Conjunctive query answering for fuzzy DLs has mostly been studied for the DL-Lite family of languages. In [38, 39], the problem of evaluating top-k queries in fuzzy DL-Lite is considered. In [32], the authors present a variety of query languages that can be used for querying fuzzy DL-Lite ontologies and adapt classical query rewriting techniques for answering these queries. A similar approach is taken in [30].

A tableaux algorithm for conjunctive query answering for fuzzy CARIN, a language combining the DL \({\mathcal {ALCNR}}\) with Horn rules under Zadeh semantics, is provided in [29]. Another algorithm for answering expressive fuzzy conjunctive queries is presented in [17, 18]. The algorithm allows the occurrence of both lower bound and the upper bound of thresholds in a query atom over the DL \({\mathcal {SHIN}}\) extended with the Zadeh semantics. Finally, practical approaches for storing and querying fuzzy knowledge in the Semantic Web have been also investigated [35].

7 Conclusions and Future Work

This paper focuses on how a classical representation of ontologies written in finitely valued fuzzy DLs can be adopted to solve the threshold and fuzzy conjunctive query answering problems. These problems are reduced to equivalent (U)CQ answering problems in classical DLs. The correctness of the suggested technique is proved and its complexity is studied for different variants of \({\mathscr {C}}\)-\({\mathcal {SROIQ}}\). As far as we know, no similar theoretical results have been presented. The proofs rely on the fact that each model of a fuzzy ontology \(\mathcal {O} \) can be mapped to a model of its reduced crisp form \(\mathcal {O} _\mathsf {c} \) and vice versa, thus showing the soundness and completeness of the reduction technique.

To verify the correctness of our approach, we have corrected and extended the proofs sketched in [10], providing the first full proof for this result in the literature. Additionally, we have improved the size of the reduction from fuzzy \({\mathcal {SROIN}}\) ontologies to classical \({\mathcal {SROIN}}\) ontologies by introducing a linear normalization step. After this step, the obtained classical ontology can be exponentially smaller than the one obtained by previous crispification approaches. The smaller size promises lower runtimes of the query answering procedure. We have also suggested a reduction of qualified number restrictions, which uses role disjunctions to express a partitioning of a role.

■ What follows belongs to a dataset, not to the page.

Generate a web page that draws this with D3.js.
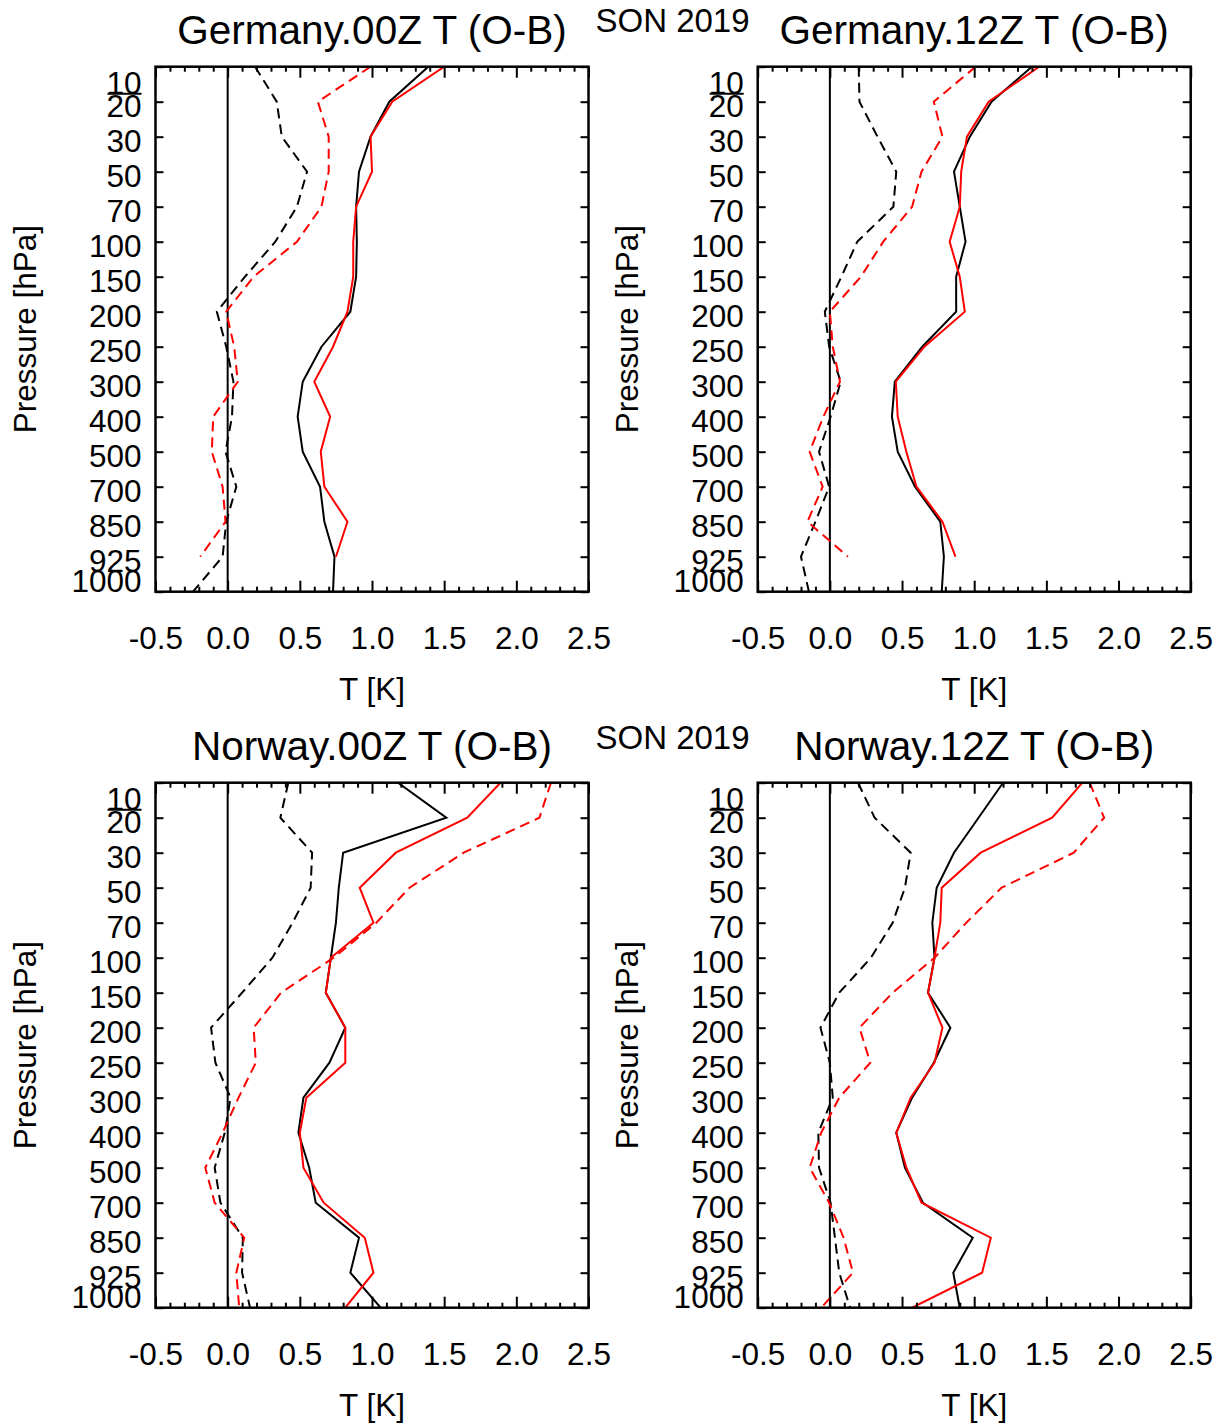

In our evaluation of a prototype implementation of this approach, based on the DeLorean system, we have demonstrated that the overhead involved in using a finitely valued fuzzzy description logic instead of a classical DL is reasonable. In a scenario where only the data and queries change frequently, while the TBox remains fixed, the normalization and the reduction of a finitely valued TBox can be computed “off-line”. It is thus sufficient to consider the time required for query answering, which does not increase significantly when using more than two membership degrees.

Future work involves examining if available optimization techniques for fuzzy and classical DLs can be applied to improve the performance of these algorithms. On the theoretical side, we will investigate the possibility of extending the reduction to deal with qualified number restrictions without resorting to non-standard role constructors, obtaining a polynomial reduction for any finitely valued fuzzy description logic extending OWL 2 DL.